For good or ill, a lot of what Americans eat is made of corn. It's not just the obvious ears alongside your main course, it's the sweetener in your drinks and to a large extent the meat on your sandwich. Corn is a viable crop across a large swath of the United States, and thanks to both modern farming techniques and not insignificant government subsidies, it's an extremely cheap source of calories for both humans and animals. Twice as much U.S. corn goes to feeding animals as it does to directly feeding people, but there's another use for all that cheap grain: making ethanol.

It turns out that a lot of corn is used to make the biofuel. in 2010, for the first time, farmers actually used more corn for ethanol than they did for animal feed. The difference was small (5 billion bushels for feed, 5.05 billion for ethanol) but the implications may be big. More corn is now being feed to our cars than to our animals.

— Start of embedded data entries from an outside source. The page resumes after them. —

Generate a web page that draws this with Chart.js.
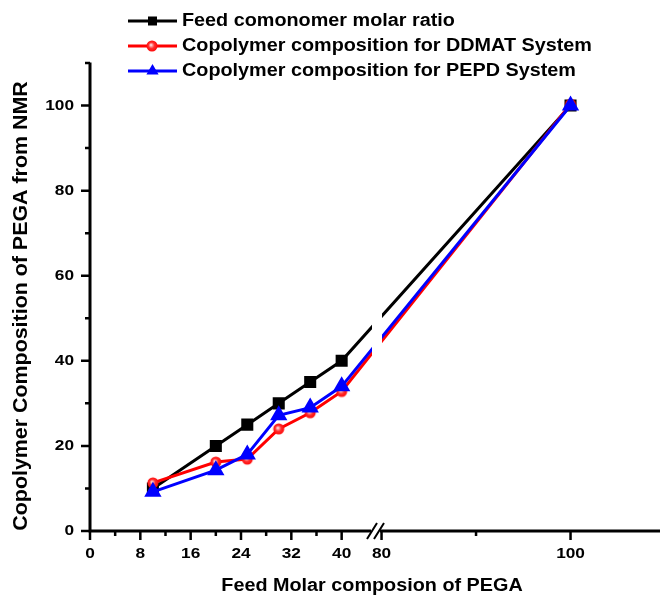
<!DOCTYPE html>
<html>
<head>
<meta charset="utf-8">
<script src="https://cdn.jsdelivr.net/npm/chart.js@4.4.1/dist/chart.umd.min.js"></script>
<style>
    html, body { margin: 0; padding: 0; background: #fff; }
    canvas { display: block; }
</style>
</head>
<body>
<canvas id="chart" width="660" height="601"></canvas>
<script>
// Data
const feedPega = [10, 20, 25, 30, 35, 40, 100];
const feedRatio = [10, 20, 25, 30, 35, 40, 100];
const ddmatComp = [11.3, 16.2, 16.9, 24, 27.8, 32.8, 100.3];
const pepdComp = [9.2, 14.3, 18, 27.2, 29, 34, 100];

const xTicks = [0, 8, 16, 24, 32, 40, 80, 100];
const xMinor = [4, 12, 20, 28, 36, 90];
const yTicks = [0, 20, 40, 60, 80, 100];
const yMinor = [10, 30, 50, 70, 90, 110];

const seriesNames = [
    'Feed comonomer molar ratio',
    'Copolymer composition for DDMAT System',
    'Copolymer composition for PEPD System'
];

// Broken x axis: 0-44 then 80-110 with a wider unit
const BREAK_LO = 44, BREAK_HI = 80, U80 = 46.34, RIGHT_RATIO = 1.502;
function toAxis(x) {
    return x <= BREAK_LO ? x : U80 + (x - BREAK_HI) * RIGHT_RATIO;
}

const FONT = '"Liberation Sans", Arial, sans-serif';

function txt(ctx, s, x, y, size, align, sx, baseline) {
    ctx.save();
    ctx.translate(x, y);
    ctx.scale(sx, 1);
    ctx.font = `bold ${size}px ${FONT}`;
    ctx.fillStyle = '#000';
    ctx.textAlign = align;
    ctx.textBaseline = baseline || 'middle';
    ctx.fillText(s, 0, 0);
    ctx.restore();
}

// Red "ball" marker
function ballMarker() {
    const c = document.createElement('canvas');
    c.width = 14; c.height = 14;
    const g = c.getContext('2d');
    const grad = g.createRadialGradient(6, 6, 0.5, 7, 7, 6);
    grad.addColorStop(0, '#ffd6d6');
    grad.addColorStop(0.45, '#ff3030');
    grad.addColorStop(1, '#ff0000');
    g.beginPath();
    g.arc(7, 7, 5.5, 0, Math.PI * 2);
    g.fillStyle = grad;
    g.fill();
    return c;
}
const ball = ballMarker();

function pts(ys) {
    return feedPega.map((x, i) => ({ x: toAxis(x), y: ys[i] }));
}

const axesPlugin = {
    id: 'brokenAxes',
    afterDatasetsDraw(chart) {
        const ctx = chart.ctx;
        const a = chart.chartArea;
        // white gap where the lines cross the break
        ctx.save();
        ctx.fillStyle = '#fff';
        ctx.fillRect(372, a.top, 10, a.bottom - a.top - 6);
        ctx.restore();
    },
    afterDraw(chart) {
        const ctx = chart.ctx;
        const a = chart.chartArea;
        const xs = chart.scales.x, ys = chart.scales.y;
        ctx.save();
        ctx.strokeStyle = '#000';
        ctx.lineCap = 'butt';

        // axis lines
        ctx.lineWidth = 3;
        ctx.beginPath();
        ctx.moveTo(a.left, a.top - 0.5);
        ctx.lineTo(a.left, a.bottom + 1.5);
        ctx.moveTo(a.left - 1.5, a.bottom);
        ctx.lineTo(371, a.bottom);
        ctx.moveTo(380, a.bottom);
        ctx.lineTo(a.right, a.bottom);
        ctx.stroke();

        // break marks
        ctx.lineWidth = 2;
        ctx.beginPath();
        ctx.moveTo(367, 539); ctx.lineTo(377, 523);
        ctx.moveTo(374, 539); ctx.lineTo(384, 523);
        ctx.stroke();

        // ticks
        ctx.lineWidth = 2.5;
        ctx.beginPath();
        xTicks.forEach(v => {
            const px = xs.getPixelForValue(toAxis(v));
            ctx.moveTo(px, a.bottom); ctx.lineTo(px, a.bottom + 9);
        });
        xMinor.forEach(v => {
            const px = xs.getPixelForValue(toAxis(v));
            ctx.moveTo(px, a.bottom); ctx.lineTo(px, a.bottom + 5);
        });
        yTicks.forEach(v => {
            const py = ys.getPixelForValue(v);
            ctx.moveTo(a.left, py); ctx.lineTo(a.left - 9, py);
        });
        yMinor.forEach(v => {
            const py = ys.getPixelForValue(v);
            ctx.moveTo(a.left, py); ctx.lineTo(a.left - 5, py);
        });
        ctx.stroke();

        // tick labels
        xTicks.forEach(v => {
            txt(ctx, String(v), xs.getPixelForValue(toAxis(v)), 554, 15, 'center', 1.15);
        });
        yTicks.forEach(v => {
            txt(ctx, String(v), 74, ys.getPixelForValue(v), 15, 'right', 1.15);
        });

        // axis titles
        txt(ctx, 'Feed Molar composion of PEGA', 372, 591, 18, 'center', 1.1, 'alphabetic');
        ctx.save();
        ctx.translate(27, 306);
        ctx.rotate(-Math.PI / 2);
        ctx.scale(1.07, 1);
        ctx.font = `bold 20px ${FONT}`;
        ctx.fillStyle = '#000';
        ctx.textAlign = 'center';
        ctx.textBaseline = 'alphabetic';
        ctx.fillText('Copolymer Composition of PEGA from NMR', 0, 0);
        ctx.restore();

        // legend
        const rows = [21, 46, 71];
        const cols = ['#000000', '#ff0000', '#0000ff'];
        rows.forEach((y, i) => {
            ctx.strokeStyle = cols[i];
            ctx.lineWidth = 3;
            ctx.beginPath();
            ctx.moveTo(128, y); ctx.lineTo(177, y);
            ctx.stroke();
            ctx.fillStyle = cols[i];
            if (i === 0) {
                ctx.fillRect(148, y - 4.5, 9, 9);
            } else if (i === 1) {
                ctx.drawImage(ball, 152 - 7, y - 7);
            } else {
                ctx.beginPath();
                ctx.moveTo(152.5, y - 7);
                ctx.lineTo(158.6, y + 3.5);
                ctx.lineTo(146.4, y + 3.5);
                ctx.closePath();
                ctx.fill();
            }
            txt(ctx, seriesNames[i], 182, y, 18, 'left', 1.1);
        });
        ctx.restore();
    }
};

new Chart(document.getElementById('chart'), {
    type: 'line',
    data: {
        datasets: [
            {
                label: seriesNames[0],
                data: pts(feedRatio),
                borderColor: '#000000',
                backgroundColor: '#000000',
                borderWidth: 3,
                pointStyle: 'rect',
                pointRadius: 6.4,
                order: 3
            },
            {
                label: seriesNames[1],
                data: pts(ddmatComp),
                borderColor: '#ff0000',
                backgroundColor: '#ff0000',
                borderWidth: 3,
                pointStyle: ball,
                pointRadius: 6,
                order: 2
            },
            {
                label: seriesNames[2],
                data: pts(pepdComp),
                borderColor: '#0000ff',
                backgroundColor: '#0000ff',
                borderWidth: 3,
                pointStyle: 'triangle',
                pointRadius: 7,
                order: 1
            }
        ]
    },
    options: {
        responsive: false,
        devicePixelRatio: 1,
        animation: false,
        layout: { autoPadding: false, padding: { left: 90, right: 0, top: 63, bottom: 70 } },
        scales: {
            x: { type: 'linear', min: 0, max: 90.6, display: false },
            y: { type: 'linear', min: 0, max: 110, display: false }
        },
        plugins: {
            legend: { display: false },
            tooltip: { enabled: false }
        }
    },
    plugins: [axesPlugin]
});
</script>
</body>
</html>
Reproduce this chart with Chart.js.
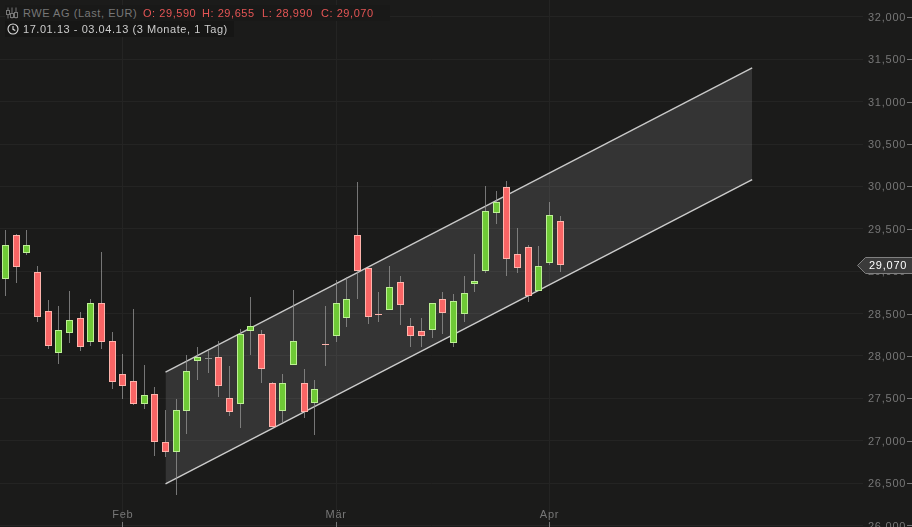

That 40 percent of corn production headed for ethanol results in around 13 billion gallons of ethanol. Which in turn accounts about 10 percent of the gasoline consumed in the US. Because ethanol is so cheap, the U.S. actually exported 397 million gallons in 2010. Other methods for making ethanol are in use, and continue to be researched, but corn dominates this market at the moment. How long this lasts is not certain. In 2011, a combination of market conditions and bad weather has led to a decline in U.S. ethanol production and a proposal to end ethanol subsidies was passed by the Senate this summer.